Située au cœur de la Martinique, la ville du Lamentin tire son nom des lamantins, ces paisibles mammifères aquatiques qui peuplaient autrefois ses rivières, notamment la Lézarde et le canal du Lamentin. Véritables symboles du territoire, ces « vaches de mer » disparurent progressivement sous la pression de la chasse coloniale. Une statue à l’entrée de l’Hôtel de Ville rappelle aujourd’hui leur présence.

Dès le XVIIe siècle, le Lamentin devient un lieu de peuplement actif. En 1687, une première chapelle est érigée sur la rive gauche de la Lézarde, à Durocher. Menacée par les crues, elle sera déplacée sur son emplacement actuel en 1699. La paroisse, administrée par les Capucins, s’organise autour d’un réseau de notables et d’un commissaire commandant désigné par le Gouverneur. Dès 1830, un Conseil de Fabrique structure l’administration paroissiale avant l’officialisation de la commune.

Le 12 juin 1837, le Lamentin est officiellement érigé en commune par décret du baron de Mackau, gouverneur de la Martinique. Le premier Conseil Municipal est élu cette même année. Le Lamentin devient alors un territoire rural actif et prospère, notamment grâce à sa vaste plaine alluviale fertile. Traversée par deux grands cours d’eau, la commune développe des activités agricoles florissantes : canne à sucre, café, cacao, cultures vivrières, mais aussi poterie, vannerie, four à chaux…

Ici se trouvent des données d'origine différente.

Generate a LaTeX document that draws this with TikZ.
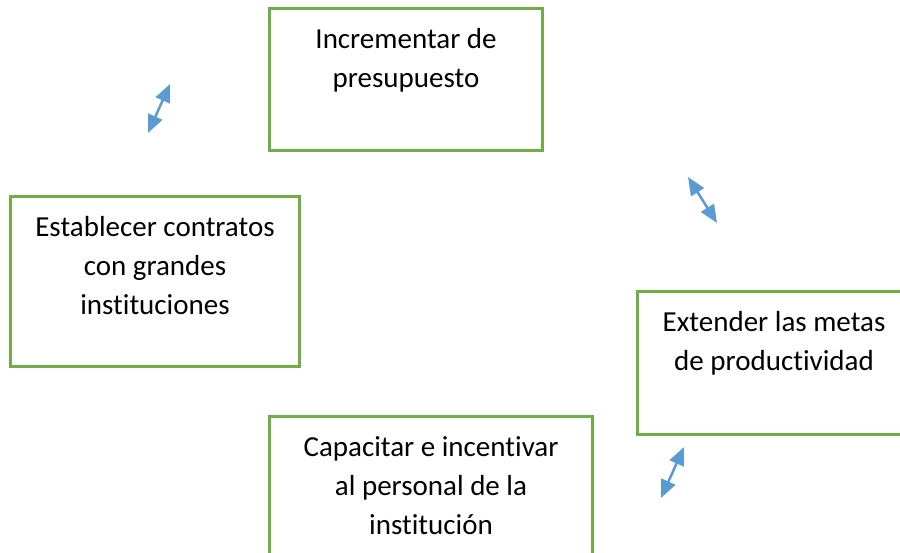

Au XIXe siècle, le Lamentin devient un centre névralgique de la production sucrière avec plus de 40 sucreries recensées. En 1848, après l’abolition de l’esclavage, la ville conserve son importance économique et voit émerger une nouvelle gouvernance locale, marquée par l’élection d’affranchis au conseil municipal. En 1862, l’importance de la commune suscite l’inquiétude du pouvoir colonial qui décide de détacher une portion de son territoire pour fonder la commune de Saint-Joseph. La même année, l’usine centrale de Lareinty est inaugurée.

Le Lamentin s’inscrit également dans l’histoire sociale et politique de la Martinique : en 1790, la commune est le théâtre de la bataille de l’Acajou entre troupes royalistes et révolutionnaires. Au XXe siècle, elle est marquée par des événements marquants comme l’affaire Aliker (1936) ou les mobilisations du 24 mars 1961.

La seconde moitié du siècle est synonyme de modernisation. L’aéroport international Aimé Césaire est implanté sur son territoire en 1950, renforçant son rôle de ville carrefour. De 1963 à 1980, les zones industrielles de La Lézarde, Jambette, Californie et Place d’Armes transforment le paysage économique du Lamentin. En 1981, malgré l’opposition du maire, l’usine de Lareinty ferme définitivement ses portes.

Politiquement, la ville s’impose comme un bastion de luttes sociales et d’innovation municipale. En 1945, Fernand Guilon devient le premier maire communiste. Il est suivi par Georges Gratiant, qui engage la ville dans une profonde transformation (écoles, crèches, infrastructures culturelles et sportives). En 1989, Pierre Samot poursuit cette dynamique, notamment à travers les grands projets d’aménagement urbain. Depuis 2020, David Zobda lui succède, avec la volonté de poursuivre le développement d’un Lamentin moderne, solidaire et résilient à travers des initiatives comme le projet « Cœur de Ville ».

De ses origines agricoles à son rôle central dans l’économie martiniquaise contemporaine, Le Lamentin incarne une histoire riche, forgée par les hommes, les luttes, les terres et les eaux qui l’ont nourrie. Aujourd’hui encore, son dynamisme, sa diversité et sa mémoire collective en font une ville à la fois tournée vers son passé et résolument engagée dans l’avenir.